PROVIDED MATERIAL »
⟨

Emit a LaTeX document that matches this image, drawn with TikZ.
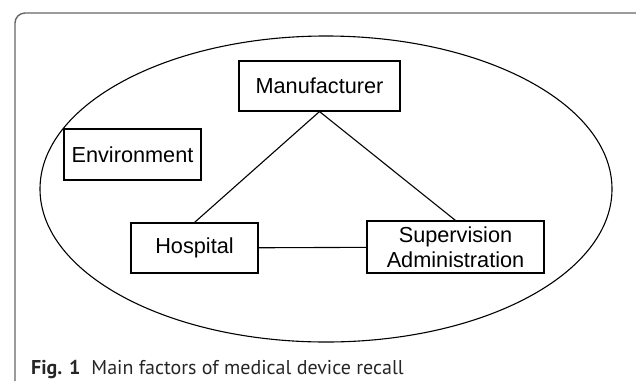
\documentclass[tikz,border=0pt]{standalone}
\usepackage{fontspec}
\setmainfont{Liberation Sans}
\newfontfamily\capfont{PT Sans}
\tikzset{factor/.style={draw,line width=1.1pt,inner sep=0pt,align=center,
                        font=\fontsize{21.7}{25}\selectfont}}
\tikzset{link/.style={line width=1.1pt}}
\tikzset{frame/.style={draw=black!60,line width=1.4pt,rounded corners=10pt}}

\begin{document}
\begin{tikzpicture}[x=1pt,y=-1pt]
    \useasboundingbox (0,0) rectangle (636,381);

    % outer frame
    \draw[frame] (15,381) -- (15,13) -- (636,13);

    % ellipse round the factors
    \draw[line width=1.1pt] (326,189) ellipse [x radius=286, y radius=153];

	% factors
    \node[factor,minimum width=161,minimum height=50] (manu) at (319.5,86) {Manufacturer};
    \node[factor,minimum width=137,minimum height=51] (env) at (132.5,154.5) {Environment};
    \node[factor,minimum width=127,minimum height=50] (hosp) at (194.5,248) {Hospital};
    \node[factor,minimum width=177,minimum height=52] (super) at (455.5,247) {Supervision\\Administration};

    % links
    \draw[link] (manu.south) -- (hosp.north);
    \draw[link] (manu.south) -- (super.north);
    \draw[link] (hosp) -- (super);

	% caption
    \node[anchor=base west,inner sep=0pt,text=black!85,font=\capfont\fontsize{20}{24}\selectfont] (cap) at (31,374)
         {\textbf{Fig. 1}\hspace{0.55em}Main factors of medical device recall};
\end{tikzpicture}
\end{document}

⟩

WORK TO DO » Reproduce exactly the run of lines that opens the listing and closes with the line holding "radius=286, y radius=153];". Pictures are excluded.

CORRECT ANSWER »
Emit a LaTeX document that matches this image, drawn with TikZ.
\documentclass[tikz,border=0pt]{standalone}
\usepackage{fontspec}
\setmainfont{Liberation Sans}
\newfontfamily\capfont{PT Sans}
\tikzset{factor/.style={draw,line width=1.1pt,inner sep=0pt,align=center,
                        font=\fontsize{21.7}{25}\selectfont}}
\tikzset{link/.style={line width=1.1pt}}
\tikzset{frame/.style={draw=black!60,line width=1.4pt,rounded corners=10pt}}

\begin{document}
\begin{tikzpicture}[x=1pt,y=-1pt]
    \useasboundingbox (0,0) rectangle (636,381);

    % outer frame
    \draw[frame] (15,381) -- (15,13) -- (636,13);

    % ellipse round the factors
    \draw[line width=1.1pt] (326,189) ellipse [x radius=286, y radius=153];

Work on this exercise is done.